Bir zamanlar Karşıyaka’nın, şimdiyse Fenerbahçe’nin oyun kurucusu Bobby Dixon, hayatını anlatan bir kitap yazdı: ‘Savaşçı: Dipten Zirveye’. Kitabı okurken sarsılacaksınız. Çünkü Dixon’ın daha çocuk yaşlarda Şikago’nun yoksul mahallelerinde nasıl uyuşturucu satarken yakalanıp cezaevine düştüğünü, babasının bir kez bile kendisini basketbol oynarken seyretmediğini, yiyecek çaldığını öğreneceksiniz. Tabii bugün nasıl kendini Avrupa’nın en büyük kulüplerinden birinde, zirvede bulduğunu da... Dixon’la hem açık yüreklilikle yazdığı kitabını konuştuk hem de bire bir maç yaptık.

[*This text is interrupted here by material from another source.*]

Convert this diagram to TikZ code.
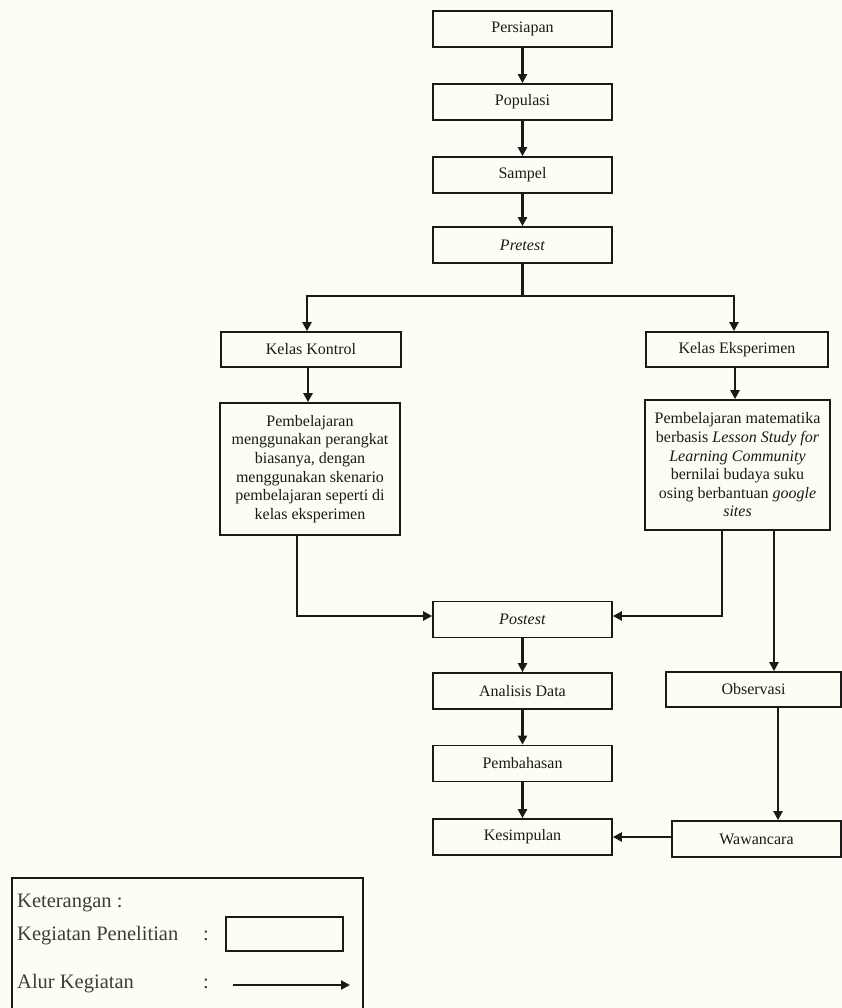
\documentclass[tikz,border=0pt]{standalone}
\usepackage{fontspec}
\setmainfont{Liberation Serif}
\usetikzlibrary{arrows.meta,calc}
\definecolor{bgcream}{HTML}{FDFDF3}
\definecolor{ink}{HTML}{1A1A1A}
\tikzset{
  box/.style={draw=ink, line width=1.7pt, rectangle, inner sep=0pt, text=ink,
    font=\fontsize{16}{18.6}\selectfont, align=center},
  arr/.style={draw=ink, line width=2.3pt, -{Triangle[length=9pt,width=9pt]}},
  lgtext/.style={anchor=base west, inner sep=0pt, text=ink!85, font=\fontsize{20.5}{24}\selectfont},
}
\begin{document}
\begin{tikzpicture}[x=1pt,y=-1pt]
\fill[bgcream] (0,0) rectangle (842,1008);
\useasboundingbox (0,0) rectangle (842,1008);

% main column
\node[box, minimum width=179pt, minimum height=36pt] (persiapan) at (522.5,29) {Persiapan};
\node[box, minimum width=179pt, minimum height=36pt] (populasi) at (522.5,102) {Populasi};
\node[box, minimum width=179pt, minimum height=36pt] (sampel) at (522.5,175) {Sampel};
\node[box, minimum width=179pt, minimum height=36pt] (pretest) at (522.5,245) {\textit{Pretest}};

% classes
\node[box, minimum width=180pt, minimum height=35pt] (kontrol) at (311,349.5) {Kelas Kontrol};
\node[box, minimum width=182pt, minimum height=35pt] (eksp) at (737,349.5) {Kelas Eksperimen};

\node[box, minimum width=180pt, minimum height=132pt] (kdesc) at (310,469) {Pembelajaran\\ menggunakan perangkat\\ biasanya, dengan\\ menggunakan skenario\\ pembelajaran seperti di\\ kelas eksperimen};
\node[box, minimum width=185pt, minimum height=130pt] (edesc) at (737.5,465) {Pembelajaran matematika\\ berbasis \textit{Lesson Study for}\\ \textit{Learning Community}\\ bernilai budaya suku\\ osing berbantuan \textit{google}\\ \textit{sites}};

% lower column
\node[box, minimum width=179pt, minimum height=36pt] (postest) at (522.5,619.5) {\textit{Postest}};
\node[box, minimum width=179pt, minimum height=36pt] (analisis) at (522.5,691) {Analisis Data};
\node[box, minimum width=179pt, minimum height=36pt] (pembahasan) at (522.5,763.5) {Pembahasan};
\node[box, minimum width=179pt, minimum height=36pt] (kesimpulan) at (522.5,837) {Kesimpulan};

\node[box, minimum width=175pt, minimum height=35pt] (observasi) at (753.5,689.5) {Observasi};
\node[box, minimum width=169pt, minimum height=36pt] (wawancara) at (756.5,839) {Wawancara};

% connectors
\draw[arr] (persiapan) -- (populasi);
\draw[arr] (populasi) -- (sampel);
\draw[arr] (sampel) -- (pretest);

\coordinate (brL) at (307,296);
\coordinate (brR) at (734,296);
\draw[arr] (pretest.south) -- (pretest.south |- brL) -- (brL) -- (brL |- kontrol.north);
\draw[arr] (pretest.south |- brR) -- (brR) -- (brR |- eksp.north);

\coordinate (kc) at (308,0);
\draw[arr] (kontrol.south -| kc) -- (kdesc.north -| kc);
\coordinate (ec) at (735,0);
\draw[arr] (eksp.south -| ec) -- (edesc.north -| ec);

\coordinate (kd) at (297,616);
\draw[arr] (kdesc.south -| kd) -- (kd) -- (postest.west |- kd);
\coordinate (ed) at (722,616);
\draw[arr] (edesc.south -| ed) -- (ed) -- (postest.east |- ed);

\coordinate (eo) at (774,0);
\draw[arr] (edesc.south -| eo) -- (observasi.north -| eo);
\coordinate (ow) at (778,0);
\draw[arr] (observasi.south -| ow) -- (wawancara.north -| ow);

\draw[arr] (postest) -- (analisis);
\draw[arr] (analisis) -- (pembahasan);
\draw[arr] (pembahasan) -- (kesimpulan);
\draw[arr] (wawancara.west |- kesimpulan.east) -- (kesimpulan.east);

% legend
\draw[draw=ink, line width=1.7pt] (12,1010) -- (12,878) -- (363,878) -- (363,1010);
\node[lgtext] (ket) at (17,907) {Keterangan :};
\node[lgtext] (kp) at (17,940) {Kegiatan Penelitian};
\node[lgtext] (kpc) at (203,940) {:};
\node[draw=ink, line width=1.7pt, minimum width=117pt, minimum height=34pt, inner sep=0pt] (lgbox) at (284.5,934) {};
\node[lgtext] (ak) at (17,988) {Alur Kegiatan};
\node[lgtext] (akc) at (203,988) {:};
\coordinate (la) at (233,985);
\coordinate (lb) at (350,985);
\draw[arr] (la) -- (lb);
\end{tikzpicture}
\end{document}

Kitapta, kendinizi bu hikâyeyi yazmaya zorunlu hissettiğinizi belirtiyorsunuz. Neden?
- Başta, basketbol anlamında hikâyemin biraz garip olduğunu düşündüğüm için böyle hissettim. Birçok insan bu noktaya gelmeyi başaramayabilir. Öte yandan, geçtiğim yollar birçok insan için ilham verici de olabilir. Bu nedenle her şeyi şeffaflıkla anlatmayı tercih ettim. Hiçbir şeyi gizlemeden...
Birçok kişi kitapta bahsettiğiniz bisiklet çalma, uyuşturucu satma gibi olayları yaşasa bile utanıp yazmayabilir. Sizin her şeyi tüm çıplaklığıyla anlatmanızın altında ne var?
- Benim geldiğim yerde insanlar her zaman ‘survival mode’da (hayatta kalma dürtüsüyle) yaşamak zorundaydı. Normalde insanın sahip olacağı bazı duygu ve yaklaşımlar, amacınız sadece hayatta kalma içgüdüsüne indirgenince kaybolabiliyor. O zamanlar ben de bu güdüyle hareket ediyordum. Her şeyi açıkça anlattım ve bundan utanmıyorum çünkü kendimi mükemmelmişim gibi gösterme kaygım yok. Benim de hatalarım oldu, ben de kötü şeyler yaptım. İnsanın geçmişi bazen küçük düşürücü olabiliyor. Ama kendimi bunlardan bağımsız anlatamazdım.